A newish Regulatory Regime
It is now over a year since regulations came into force effectively putting an end to pension scheme trustees borrowing money directly. Although little has been said about this latest dictat from Europe (the regulations in question, the Occupational Pension Schemes (Investment) Regulations 2005 ("the Regulations") were implementing part of the EU Occupational Pensions Directive) for many involved in the industry this prohibition is, frankly, a disappointment. In a world where it is accepted, and indeed encouraged, that individuals and companies should use debt to buy property with the potential to appreciate, why shouldn’t pension fund trustees? Assuming the level of debt is generally prudent, surely it is common sense to allow pension scheme trustees to gear up and enjoy some of the capital returns and, consequently, assist in meeting the needs of an ever increasing ageing population.

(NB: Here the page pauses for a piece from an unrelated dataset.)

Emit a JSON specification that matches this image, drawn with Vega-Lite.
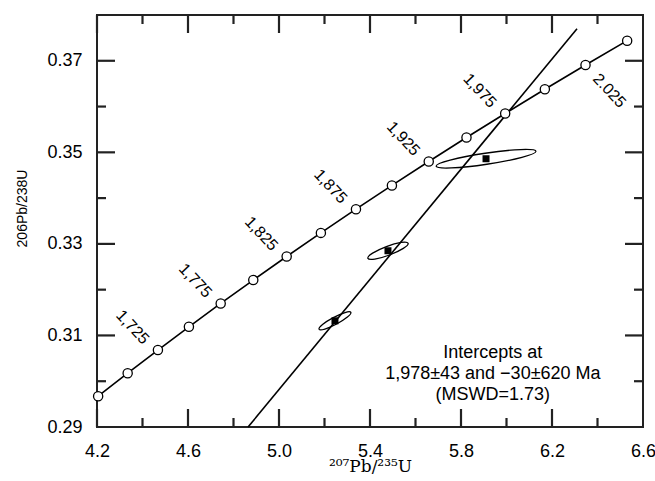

At one point during the consultation period for the Regulations a sensible outcome looked promising. Lobby groups argued that borrowing should not be overly restricted but should be permitted with appropriate safeguards attached, for example a higher standard of care on occupational scheme trustees in relation to borrowing. Unfortunately these arguments were rejected and the Government took the ‘safe option’ and substantially replicated the wording from the Directive; safe because those in the know argue that the Government recently implemented other European legislation relating to pensions with their own amendments that have subsequently been challenged before the European Court. This would perhaps explain the Government’s reluctance to stray from the wording set out in the Directive and the DTI’s reluctance to offer guidance on interpreting the Regulations.
In the absence of any guidance from the Government as to how widely the Regulations can be construed, it is likely that a UK court would interpret them as to only allow borrowing in an "emergency" situation because the Regulations specify that borrowing is only permitted for the purpose of providing liquidity for the pension scheme and on a temporary basis.
What does this mean for trustees of occupational pension schemes?
Are the objections purely theoretical? For the outward observer, there has clearly still been huge investment in UK property (amongst other assets) so one might argue that it does not matter.
The fact that investment levels have been strong is probably partly to the credit of investment managers, and their advisers, who devise ever more creative ways to pool pension money in investment vehicles which, in turn, borrow money to fund acquisitions. This, of course, has many attractions including diversity of risk. In the end, however, we could all be losers as with such creativity and complex structures come costs and a chance has been missed to provide trustees with the opportunity, where it may be a prudent investment strategy, to utilise bank financing to fund acquisitions where it may be cheap and efficient to do so.